In the United States, the ruling class was shaken by the unexpected failure of its bank bailout plan in the House of Representatives on September 29. Congressmen received an avalanche of phone calls, letters and e-mails against it, running at a rate of 200 to 400 to 1 opposed to shelling out astronomical payoffs to the financiers who produced the crisis with their boundless “greed.” The same day as the vote in Congress, the New York Stock Exchange suffered its biggest fall since 1987. In one day more than a trillion dollars of what Karl Marx called “fictitious capital” were wiped out. Terrified investors are putting their money in U.S. Treasury bonds at an interest rate of practically 0, while overnight dollar deposit loans among banks, the most secure in the commercial market, went up to 7 percent per day, the highest figure in history.

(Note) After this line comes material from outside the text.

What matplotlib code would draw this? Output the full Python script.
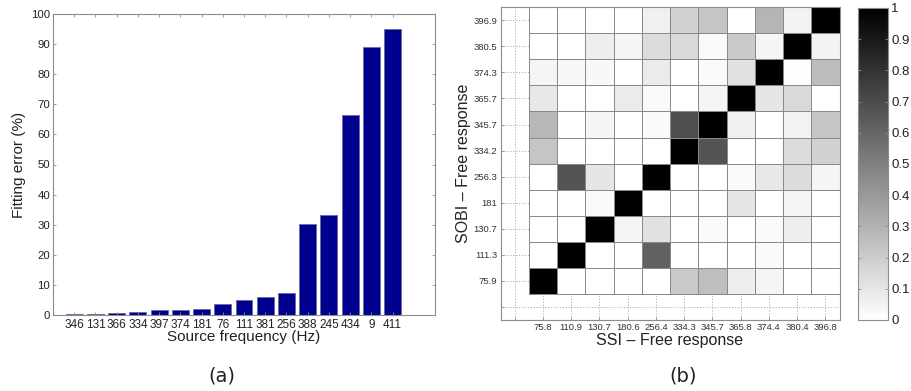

Meanwhile, in the real economy, hundreds of thousands of families are losing their homes because of mortgage defaults. Companies cannot obtain funds to finance investments or even to carry out their day-to-day operations. Workers’ wages and even middle-class incomes have been hard-hit by the rise in prices of food and fuel. Real inflation is over 14 percent annually, according to the methods used to calculate the rate in 1980, before the government decided to falsify the figures by eliminating the cost of gasoline and food! The real unemployment rate is also already in double digits (over 10 percent) when you include the categories of “discouraged workers” who are not actively looking for work, and others who the government has simply eliminated from the workforce altogether because there are no jobs for them. Both are not counted in the government’s phony official jobless statistics. For the U.S. working class, whose wages have steadily fallen since the 1970s, the crisis is not new but has been going on for years.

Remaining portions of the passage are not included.